##### DATASET SECTION #####

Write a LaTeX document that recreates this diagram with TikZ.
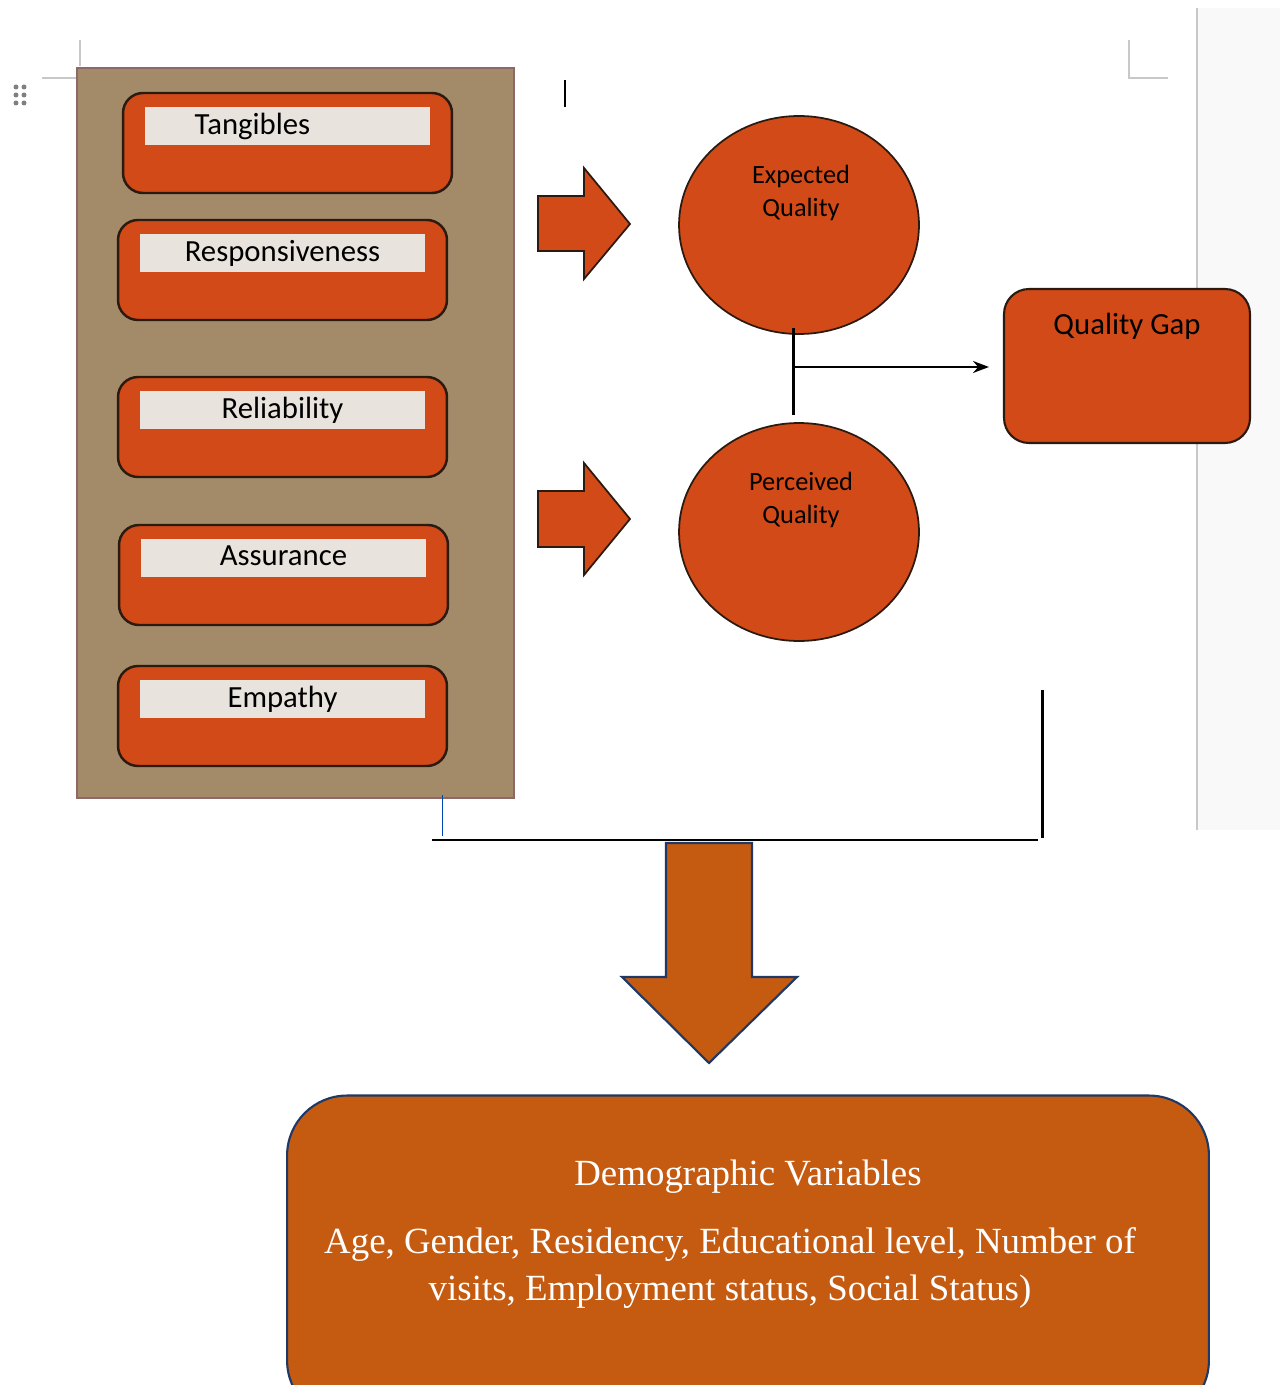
\documentclass[tikz,border=0pt]{standalone}
\usepackage{fontspec}
\setmainfont{Liberation Serif}
\newfontfamily\calibri{Carlito}
\usepackage{xcolor}
\usetikzlibrary{positioning,calc,shapes.geometric,arrows.meta}

\definecolor{boxred}{HTML}{D24A17}
\definecolor{boxedge}{HTML}{2B1A10}
\definecolor{tanfill}{HTML}{A38B6A}
\definecolor{tanedge}{HTML}{8E6868}
\definecolor{stripfill}{HTML}{E8E4DD}
\definecolor{demofill}{HTML}{C55A11}
\definecolor{navyedge}{HTML}{1F3864}
\definecolor{pagegray}{HTML}{F9F9F9}
\definecolor{markgray}{HTML}{C8C8C8}

\begin{document}
\begin{tikzpicture}[
		x=0.02cm, y=-0.02cm,
		% Style for the five dimension boxes
		dimbox/.style={draw=boxedge, fill=boxred, line width=1.4pt, rounded corners=0.4cm,
			minimum width=6.58cm, minimum height=2cm, inner sep=0},
		% Style for the light label strips
		dimstrip/.style={fill=stripfill, minimum width=5.7cm, minimum height=0.76cm, inner sep=0,
			text width=5.7cm, align=center, text depth=0.1cm, font=\calibri\fontsize{17.5}{21}\selectfont},
		% Style for the two quality ellipses
		qualcirc/.style={ellipse, draw=boxedge, fill=boxred, line width=1pt,
			minimum width=4.8cm, minimum height=4.36cm, inner sep=0},
		circtext/.style={align=center, font=\calibri\fontsize{15}{19.3}\selectfont},
		% Style for the block arrows
		blockarrow/.style={draw=boxedge, fill=boxred, line width=1pt, line join=miter},
		link/.style={black, line width=1.7pt}
		]
		\useasboundingbox (0,0) rectangle (1280,1385);
		\clip (0,0) rectangle (1280,1385);

		% --- PAGE EDGE AND MARKS ---
		\fill[pagegray] (1197,8) rectangle (1280,830);
		\draw[markgray, line width=0.6pt] (1197,8) -- (1197,830);
		\draw[markgray, line width=0.6pt] (80,40) -- (80,66);
		\draw[markgray, line width=0.6pt] (42,78) -- (76,78);
		\draw[markgray, line width=0.6pt] (1129,40) -- (1129,78) -- (1168,78);
		\foreach \gx in {16,24}
			\foreach \gy in {87,95,103}
				\fill[gray] (\gx,\gy) circle (0.05cm);
		\draw[black, line width=1.2pt] (565,80) -- (565,107);

		% --- DIMENSIONS PANEL ---
		\node[draw=tanedge, fill=tanfill, line width=1pt, minimum width=8.74cm, minimum height=14.6cm,
			inner sep=0] (dims) at (295.5,433) {};

		\node[dimbox] (tang) at (287.5,143) {};
		\node[dimstrip, below=0.3cm of tang.north] (tangl) {Tangibles\hspace*{1.4cm}\null};

		\node[dimbox] (resp) at (282.5,270) {};
		\node[dimstrip, below=0.3cm of resp.north] (respl) {Responsiveness};

		\node[dimbox] (reli) at (282.5,427) {};
		\node[dimstrip, below=0.3cm of reli.north] (relil) {Reliability};

		\node[dimbox] (assu) at (283.5,575) {};
		\node[dimstrip, below=0.3cm of assu.north] (assul) {Assurance};

		\node[dimbox] (empa) at (282.5,716) {};
		\node[dimstrip, below=0.3cm of empa.north] (empal) {Empathy};

		% --- BLOCK ARROWS ---
		\draw[blockarrow] (538,196) -- (584,196) -- (584,168) -- (630,224) -- (584,279) -- (584,251) -- (538,251) -- cycle;
		\draw[blockarrow] (538,491) -- (584,491) -- (584,463) -- (630,519) -- (584,575) -- (584,547) -- (538,547) -- cycle;

		% --- QUALITY ELLIPSES ---
		\node[qualcirc] (expq) at (799,225) {};
		\node[circtext] (expqt) at ($(expq.center)+(2,-32)$) {Expected\\Quality};

		\node[qualcirc] (perq) at (799,532) {};
		\node[circtext] (perqt) at ($(perq.center)+(2,-32)$) {Perceived\\Quality};

		% --- QUALITY GAP ---
		\node[draw=boxedge, fill=boxred, line width=1.2pt, rounded corners=0.5cm,
			minimum width=4.92cm, minimum height=3.08cm, inner sep=0] (qgap) at (1127,366) {};
		\node[anchor=base, font=\calibri\fontsize{17.5}{21}\selectfont] (qgapt) at (1127,335) {Quality Gap};

		% --- CONNECTOR TO QUALITY GAP ---
		\coordinate (jtop) at (793,328);
		\coordinate (jbot) at (793,415);
		\coordinate (jmid) at (793,367);
		\draw[link] (jtop) -- (jbot);
		\draw[-{Stealth[length=0.32cm,width=0.24cm]}, black, line width=1.2pt, shorten >=0.28cm] (jmid) -- (jmid -| qgap.west);

		% --- BRACKET ---
		\coordinate (brtop) at (1042,690);
		\coordinate (brcorner) at (1042,838);
		\coordinate (brleft) at (432,840);
		\draw[link] (brtop) -- (brcorner);
		\draw[black, line width=0.8pt] (brleft) -- (1038,840);
		\draw[blue!60!cyan!70!black, line width=0.5pt] (442,795) -- (442,836);

		% --- DOWN ARROW ---
		\draw[draw=navyedge, fill=demofill, line width=1.2pt, line join=miter]
			(666,843) -- (752,843) -- (752,977) -- (797,977) -- (709,1063) -- (622,977) -- (666,977) -- cycle;

		% --- DEMOGRAPHIC VARIABLES ---
		\node[draw=navyedge, fill=demofill, line width=1.2pt, rounded corners=1.2cm,
			minimum width=18.44cm, minimum height=6.5cm, inner sep=0] (demo) at (748,1258) {};
		\node[white, font=\fontsize{21}{26.6}\selectfont] (demot) at (748,1177) {Demographic Variables};
		\node[white, align=center, font=\fontsize{21}{26.6}\selectfont] (demob) at (730,1268)
			{Age, Gender, Residency, Educational level, Number of\\visits, Employment status, Social Status)};

	\end{tikzpicture}
\end{document}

#####

TASK: All the material shown above is to be copied exactly, with no pictures carried over.

TASK SOLUTION:
Write a LaTeX document that recreates this diagram with TikZ.
\documentclass[tikz,border=0pt]{standalone}
\usepackage{fontspec}
\setmainfont{Liberation Serif}
\newfontfamily\calibri{Carlito}
\usepackage{xcolor}
\usetikzlibrary{positioning,calc,shapes.geometric,arrows.meta}

\definecolor{boxred}{HTML}{D24A17}
\definecolor{boxedge}{HTML}{2B1A10}
\definecolor{tanfill}{HTML}{A38B6A}
\definecolor{tanedge}{HTML}{8E6868}
\definecolor{stripfill}{HTML}{E8E4DD}
\definecolor{demofill}{HTML}{C55A11}
\definecolor{navyedge}{HTML}{1F3864}
\definecolor{pagegray}{HTML}{F9F9F9}
\definecolor{markgray}{HTML}{C8C8C8}

\begin{document}
\begin{tikzpicture}[
		x=0.02cm, y=-0.02cm,
		% Style for the five dimension boxes
		dimbox/.style={draw=boxedge, fill=boxred, line width=1.4pt, rounded corners=0.4cm,
			minimum width=6.58cm, minimum height=2cm, inner sep=0},
		% Style for the light label strips
		dimstrip/.style={fill=stripfill, minimum width=5.7cm, minimum height=0.76cm, inner sep=0,
			text width=5.7cm, align=center, text depth=0.1cm, font=\calibri\fontsize{17.5}{21}\selectfont},
		% Style for the two quality ellipses
		qualcirc/.style={ellipse, draw=boxedge, fill=boxred, line width=1pt,
			minimum width=4.8cm, minimum height=4.36cm, inner sep=0},
		circtext/.style={align=center, font=\calibri\fontsize{15}{19.3}\selectfont},
		% Style for the block arrows
		blockarrow/.style={draw=boxedge, fill=boxred, line width=1pt, line join=miter},
		link/.style={black, line width=1.7pt}
		]
		\useasboundingbox (0,0) rectangle (1280,1385);
		\clip (0,0) rectangle (1280,1385);

		% --- PAGE EDGE AND MARKS ---
		\fill[pagegray] (1197,8) rectangle (1280,830);
		\draw[markgray, line width=0.6pt] (1197,8) -- (1197,830);
		\draw[markgray, line width=0.6pt] (80,40) -- (80,66);
		\draw[markgray, line width=0.6pt] (42,78) -- (76,78);
		\draw[markgray, line width=0.6pt] (1129,40) -- (1129,78) -- (1168,78);
		\foreach \gx in {16,24}
			\foreach \gy in {87,95,103}
				\fill[gray] (\gx,\gy) circle (0.05cm);
		\draw[black, line width=1.2pt] (565,80) -- (565,107);

		% --- DIMENSIONS PANEL ---
		\node[draw=tanedge, fill=tanfill, line width=1pt, minimum width=8.74cm, minimum height=14.6cm,
			inner sep=0] (dims) at (295.5,433) {};

		\node[dimbox] (tang) at (287.5,143) {};
		\node[dimstrip, below=0.3cm of tang.north] (tangl) {Tangibles\hspace*{1.4cm}\null};

		\node[dimbox] (resp) at (282.5,270) {};
		\node[dimstrip, below=0.3cm of resp.north] (respl) {Responsiveness};

		\node[dimbox] (reli) at (282.5,427) {};
		\node[dimstrip, below=0.3cm of reli.north] (relil) {Reliability};

		\node[dimbox] (assu) at (283.5,575) {};
		\node[dimstrip, below=0.3cm of assu.north] (assul) {Assurance};

		\node[dimbox] (empa) at (282.5,716) {};
		\node[dimstrip, below=0.3cm of empa.north] (empal) {Empathy};

		% --- BLOCK ARROWS ---
		\draw[blockarrow] (538,196) -- (584,196) -- (584,168) -- (630,224) -- (584,279) -- (584,251) -- (538,251) -- cycle;
		\draw[blockarrow] (538,491) -- (584,491) -- (584,463) -- (630,519) -- (584,575) -- (584,547) -- (538,547) -- cycle;

		% --- QUALITY ELLIPSES ---
		\node[qualcirc] (expq) at (799,225) {};
		\node[circtext] (expqt) at ($(expq.center)+(2,-32)$) {Expected\\Quality};

		\node[qualcirc] (perq) at (799,532) {};
		\node[circtext] (perqt) at ($(perq.center)+(2,-32)$) {Perceived\\Quality};

		% --- QUALITY GAP ---
		\node[draw=boxedge, fill=boxred, line width=1.2pt, rounded corners=0.5cm,
			minimum width=4.92cm, minimum height=3.08cm, inner sep=0] (qgap) at (1127,366) {};
		\node[anchor=base, font=\calibri\fontsize{17.5}{21}\selectfont] (qgapt) at (1127,335) {Quality Gap};

		% --- CONNECTOR TO QUALITY GAP ---
		\coordinate (jtop) at (793,328);
		\coordinate (jbot) at (793,415);
		\coordinate (jmid) at (793,367);
		\draw[link] (jtop) -- (jbot);
		\draw[-{Stealth[length=0.32cm,width=0.24cm]}, black, line width=1.2pt, shorten >=0.28cm] (jmid) -- (jmid -| qgap.west);

		% --- BRACKET ---
		\coordinate (brtop) at (1042,690);
		\coordinate (brcorner) at (1042,838);
		\coordinate (brleft) at (432,840);
		\draw[link] (brtop) -- (brcorner);
		\draw[black, line width=0.8pt] (brleft) -- (1038,840);
		\draw[blue!60!cyan!70!black, line width=0.5pt] (442,795) -- (442,836);

		% --- DOWN ARROW ---
		\draw[draw=navyedge, fill=demofill, line width=1.2pt, line join=miter]
			(666,843) -- (752,843) -- (752,977) -- (797,977) -- (709,1063) -- (622,977) -- (666,977) -- cycle;

		% --- DEMOGRAPHIC VARIABLES ---
		\node[draw=navyedge, fill=demofill, line width=1.2pt, rounded corners=1.2cm,
			minimum width=18.44cm, minimum height=6.5cm, inner sep=0] (demo) at (748,1258) {};
		\node[white, font=\fontsize{21}{26.6}\selectfont] (demot) at (748,1177) {Demographic Variables};
		\node[white, align=center, font=\fontsize{21}{26.6}\selectfont] (demob) at (730,1268)
			{Age, Gender, Residency, Educational level, Number of\\visits, Employment status, Social Status)};

	\end{tikzpicture}
\end{document}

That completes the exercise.